To reach that level of performance though takes both a lot of practice and a fearlessness that very few people possess.
We recently caught up with dryrobe ambassador and elite level downhill bike racer Jay Williamson (AKA the Cornish Fasty) at the Gawton Gravity Hub in Devon. Jay gave us his top tips for getting into downhill mountain biking and improving your performance.
Jay has over 15 years experience racing and riding bikes all over the world, including competing at the highest level at UCI Downhill World Cup series events and HSBC British National Downhill series. He also works as a coach, helping riders of all riding abilities to reach their goals.

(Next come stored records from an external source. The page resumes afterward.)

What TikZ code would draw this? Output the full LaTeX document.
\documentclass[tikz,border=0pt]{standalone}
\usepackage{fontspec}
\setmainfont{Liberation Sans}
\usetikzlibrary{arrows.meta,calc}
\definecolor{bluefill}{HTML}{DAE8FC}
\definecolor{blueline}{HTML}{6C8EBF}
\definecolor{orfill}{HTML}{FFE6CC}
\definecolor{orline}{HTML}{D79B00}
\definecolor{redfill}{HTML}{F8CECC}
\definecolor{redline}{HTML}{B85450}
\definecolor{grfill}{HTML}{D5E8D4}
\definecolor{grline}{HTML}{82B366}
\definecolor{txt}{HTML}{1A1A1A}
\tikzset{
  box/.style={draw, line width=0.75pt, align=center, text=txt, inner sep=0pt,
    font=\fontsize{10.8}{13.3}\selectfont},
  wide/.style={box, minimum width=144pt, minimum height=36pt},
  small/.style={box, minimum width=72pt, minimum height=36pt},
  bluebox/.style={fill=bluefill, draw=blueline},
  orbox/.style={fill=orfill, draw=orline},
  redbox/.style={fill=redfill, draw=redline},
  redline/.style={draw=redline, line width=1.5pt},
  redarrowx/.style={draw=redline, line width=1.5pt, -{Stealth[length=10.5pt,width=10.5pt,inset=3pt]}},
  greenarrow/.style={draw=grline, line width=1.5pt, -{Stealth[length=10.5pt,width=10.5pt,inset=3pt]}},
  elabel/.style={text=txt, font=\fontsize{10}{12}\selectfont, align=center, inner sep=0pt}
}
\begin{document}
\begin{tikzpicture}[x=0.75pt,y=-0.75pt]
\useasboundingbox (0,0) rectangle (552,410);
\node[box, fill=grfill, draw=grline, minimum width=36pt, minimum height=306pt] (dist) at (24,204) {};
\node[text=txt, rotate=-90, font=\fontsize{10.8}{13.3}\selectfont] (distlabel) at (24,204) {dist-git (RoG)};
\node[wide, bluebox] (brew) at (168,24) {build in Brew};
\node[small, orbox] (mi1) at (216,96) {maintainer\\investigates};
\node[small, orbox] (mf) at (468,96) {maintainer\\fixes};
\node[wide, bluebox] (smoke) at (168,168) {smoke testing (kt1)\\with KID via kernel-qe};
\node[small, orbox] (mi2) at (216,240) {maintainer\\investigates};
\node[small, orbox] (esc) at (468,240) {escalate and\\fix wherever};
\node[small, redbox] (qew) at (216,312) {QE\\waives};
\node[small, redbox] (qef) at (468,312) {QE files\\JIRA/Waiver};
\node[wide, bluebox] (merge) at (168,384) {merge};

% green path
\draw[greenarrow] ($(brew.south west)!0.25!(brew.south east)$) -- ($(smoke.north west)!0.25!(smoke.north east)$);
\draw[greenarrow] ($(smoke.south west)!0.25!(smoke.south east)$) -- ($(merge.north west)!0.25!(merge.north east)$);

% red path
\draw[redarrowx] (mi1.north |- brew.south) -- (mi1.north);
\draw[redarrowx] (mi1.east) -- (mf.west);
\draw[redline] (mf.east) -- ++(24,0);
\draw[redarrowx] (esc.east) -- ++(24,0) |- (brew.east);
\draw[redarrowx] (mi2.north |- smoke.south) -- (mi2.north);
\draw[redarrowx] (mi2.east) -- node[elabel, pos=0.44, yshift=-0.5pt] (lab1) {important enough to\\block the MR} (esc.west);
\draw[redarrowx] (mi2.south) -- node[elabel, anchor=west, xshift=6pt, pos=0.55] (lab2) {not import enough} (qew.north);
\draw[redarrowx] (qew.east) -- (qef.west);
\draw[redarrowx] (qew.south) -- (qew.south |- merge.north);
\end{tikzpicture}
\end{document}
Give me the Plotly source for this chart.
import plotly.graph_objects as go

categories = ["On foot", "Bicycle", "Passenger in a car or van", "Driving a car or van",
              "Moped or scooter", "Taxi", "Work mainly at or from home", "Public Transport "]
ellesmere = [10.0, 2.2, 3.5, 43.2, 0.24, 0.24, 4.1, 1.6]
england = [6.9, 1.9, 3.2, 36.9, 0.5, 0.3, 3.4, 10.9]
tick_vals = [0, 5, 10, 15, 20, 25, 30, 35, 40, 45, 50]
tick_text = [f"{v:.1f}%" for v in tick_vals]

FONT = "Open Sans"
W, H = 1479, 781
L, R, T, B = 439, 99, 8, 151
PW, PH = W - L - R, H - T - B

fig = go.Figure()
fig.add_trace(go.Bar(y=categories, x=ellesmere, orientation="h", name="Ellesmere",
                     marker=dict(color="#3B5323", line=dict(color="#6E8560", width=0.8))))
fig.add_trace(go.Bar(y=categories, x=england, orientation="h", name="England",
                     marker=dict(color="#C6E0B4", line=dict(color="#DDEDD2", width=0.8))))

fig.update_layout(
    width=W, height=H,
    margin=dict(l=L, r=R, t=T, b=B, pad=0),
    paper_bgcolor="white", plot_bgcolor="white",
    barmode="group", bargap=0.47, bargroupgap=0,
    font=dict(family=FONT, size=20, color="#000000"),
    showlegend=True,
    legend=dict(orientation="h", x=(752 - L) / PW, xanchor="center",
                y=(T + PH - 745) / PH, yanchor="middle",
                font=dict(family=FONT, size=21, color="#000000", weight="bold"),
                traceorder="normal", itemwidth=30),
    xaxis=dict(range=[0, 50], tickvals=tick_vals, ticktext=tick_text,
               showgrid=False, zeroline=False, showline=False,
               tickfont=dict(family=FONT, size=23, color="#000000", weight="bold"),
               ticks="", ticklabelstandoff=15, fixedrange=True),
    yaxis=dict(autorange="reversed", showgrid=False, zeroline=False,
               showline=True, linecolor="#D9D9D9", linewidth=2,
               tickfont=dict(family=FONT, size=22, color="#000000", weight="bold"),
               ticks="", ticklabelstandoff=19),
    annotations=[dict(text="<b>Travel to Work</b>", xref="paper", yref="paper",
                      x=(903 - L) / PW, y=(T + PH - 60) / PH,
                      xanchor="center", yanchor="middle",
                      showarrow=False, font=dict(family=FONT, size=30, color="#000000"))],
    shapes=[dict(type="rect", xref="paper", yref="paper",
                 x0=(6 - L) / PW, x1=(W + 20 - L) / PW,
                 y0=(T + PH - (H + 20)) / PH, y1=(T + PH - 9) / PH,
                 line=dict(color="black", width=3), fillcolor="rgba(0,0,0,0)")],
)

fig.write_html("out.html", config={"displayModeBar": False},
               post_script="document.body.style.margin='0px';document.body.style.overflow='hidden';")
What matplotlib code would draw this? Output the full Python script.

Here’s Jay’s advice for anyone looking to get into downhill mountain biking:
1. Check out the tracks first
After heading to your nearest bike park, make sure you arrive with enough time to take a look at the tracks on foot first, to see what they have to offer.
2. Get the right kit
Prepare yourself with the correct riding kit, and make sure you feel comfortable wearing it. A full face helmet, knee pads and gloves are the main bits of kit that will keep you safe and confident to try new riding challenges.
3. Try different courses
Be willing to travel and ride in different locations. This will help build your knowledge of various terrains and riding styles, both of which will link together and help to improve your riding.
4. Set your goals
This might be a particular track you're building up to riding, a certain jump or drop you want to improve your performance on. These fun goals help you to keep focused, and you get a great feeling from improving on each ride.
5. Focus on your own riding
Everyone’s learning and progression is different, so don’t worry too much about other peoples development. You can still work together with your riding buddies though, helping each other work on areas you want to improve on.